Preso em Auschwitz, Pilecki encontrou uma realidade diferente da que esperava. Com o tratamento extremamente cruel dos nazistas, nem sempre havia espaço para solidariedade entre os presos, que buscavam apenas uma forma de sobreviver.
“No início, ele disse que seus dentes foram quebrados porque os alemães queriam que ele carregasse a placa com o número da prisão na boca e ele recusou”, conta o historiador Wróblewski. “Eles então o espancaram com uma bengala e o torturaram”.
Mesmo assim, o homem conseguiu criar uma rede interna de resistência com cerca de 500 pessoas, que buscavam obter informações de inteligência nos diferentes departamentos e áreas do campo para que pudessem compartilhar com a resistência de fora.
Por quase três anos, Pilecki enviou relatórios nos quais fazia um relato de como Auschwitz deixou de ser um centro de detenção destinado a prisioneiros de guerra poloneses para se tornar um grande local de extermínio de judeus de toda a Europa.
Depois que seus apelos para que Auschwitz fosse atacada foram sistematicamente ignorados, Pilecki decidiu fugir do campo de extermínio. Quando ele e dois companheiros foram designados para trabalhar na padaria do campo, que ficava fora do perímetro de segurança máxima, eles conseguiram desativar os fios do alarme, abrir a pesada porta de metal e escapar. Um feito e tanto, já que era quase impossível escapar das mãos dos nazistas na época.
Fora de Auschwitz, Pilecki continuou lutando contra os nazistas e participou do levante de Varsóvia em 1944, quando a resistência tentou recuperar a capital polonesa. A tentativa foi fracassada e Pilecki foi preso novamente pelos nazistas, desta vez em um campo destinado a prisioneiros de guerra. Já no ano seguinte, com a derrota inevitável de Hitler, ele foi liberto por tropas americanas.
Com a derrocada do nazismo, Pilecki passou a lutar contra o governo comunista que se instalou na Polônia. Em 1947, foi preso pelas autoridades polonesas e condenado à morte.

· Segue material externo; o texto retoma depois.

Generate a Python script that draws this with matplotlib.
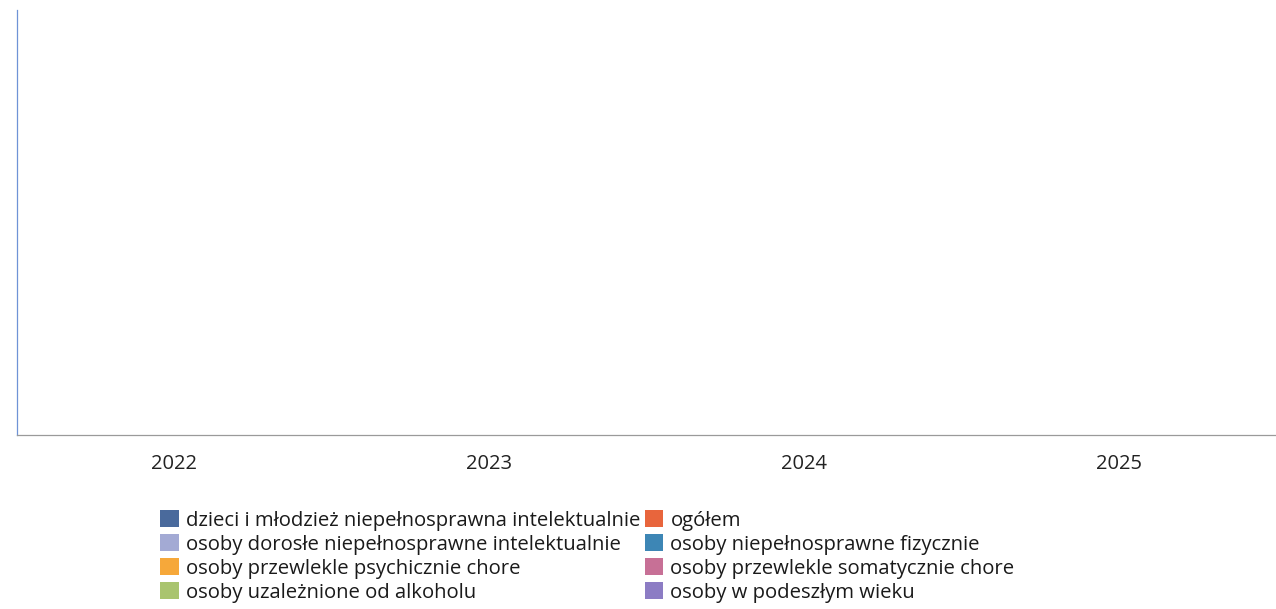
import matplotlib

matplotlib.use("Agg")
import matplotlib.pyplot as plt
import numpy as np
from matplotlib.patches import Patch

plt.rcParams["font.family"] = ["Open Sans", "DejaVu Sans"]

years = ["2022", "2023", "2024", "2025"]
series = [
    "dzieci i młodzież niepełnosprawna intelektualnie",
    "osoby dorosłe niepełnosprawne intelektualnie",
    "osoby przewlekle psychicznie chore",
    "osoby uzależnione od alkoholu",
    "ogółem",
    "osoby niepełnosprawne fizycznie",
    "osoby przewlekle somatycznie chore",
    "osoby w podeszłym wieku",
]
colors = [
    "#4a6a9c", "#a3aad4", "#f6a83a", "#a9c46e",
    "#e8653c", "#3d86b5", "#c77096", "#8c7cc4",
]
# the chart has no bars: every series is empty
values = {name: [0, 0, 0, 0] for name in series}

fig = plt.figure(figsize=(12.76, 6.09), dpi=100)
ax = fig.add_axes([17 / 1276, 1 - 435 / 609, 1 - 17 / 1276, 425 / 609])

x = np.arange(len(years))
width = 0.8 / len(series)
for i, (name, color) in enumerate(zip(series, colors)):
    ax.bar(x - 0.4 + width * (i + 0.5), values[name], width, color=color)

ax.set_xlim(-0.5, len(years) - 0.5)
ax.set_ylim(0, 1)
ax.set_xticks(x, years)
ax.set_yticks([])
ax.tick_params(axis="x", length=0, pad=14, labelsize=14.5, labelcolor="#222222")
for side in ("top", "right"):
    ax.spines[side].set_visible(False)
ax.spines["left"].set_color("#6f93d6")
ax.spines["left"].set_linewidth(0.9)
ax.spines["bottom"].set_color("#9a9a9a")
ax.spines["bottom"].set_linewidth(0.9)
ax.spines["bottom"].set_linestyle((0, (3, 1)))

handles = [Patch(facecolor=c, edgecolor="none") for c in colors]
fig.legend(
    handles,
    series,
    loc="upper left",
    bbox_to_anchor=(142 / 1276, 1 - 492 / 609),
    ncol=2,
    frameon=False,
    fontsize=14.6,
    handlelength=0.9,
    handleheight=0.9,
    handletextpad=0.35,
    labelspacing=0.18,
    columnspacing=0.25,
    labelcolor="#1a1a1a",
)

fig.savefig("out.png", dpi=100)
plt.close(fig)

“Minha tataravó lembrou-se muito claramente que um dia, quando ela foi levar coisas para a prisão, eles lhe disseram que ele não estava mais lá. Por 40 anos, ela esperava que eles o tivessem levado para uma mina na Sibéria ou em outro lugar e um dia ele iria aparecer novamente”, conta Krzysztof Krosior, tataraneto de Pilecki.
No entanto, em 1990, com o colapso do comunismo na Europa Oriental, um documento oficial das autoridades polonesas foi descoberto e revelou o pior desfecho para a história de Pilecki: ele havia sido baleado sem que a família fosse informada. Apesar de suas atitudes nobres e corajosas, o homem foi esquecido pela história até recentemente, quando sua história passou a ser contada como a de um herói.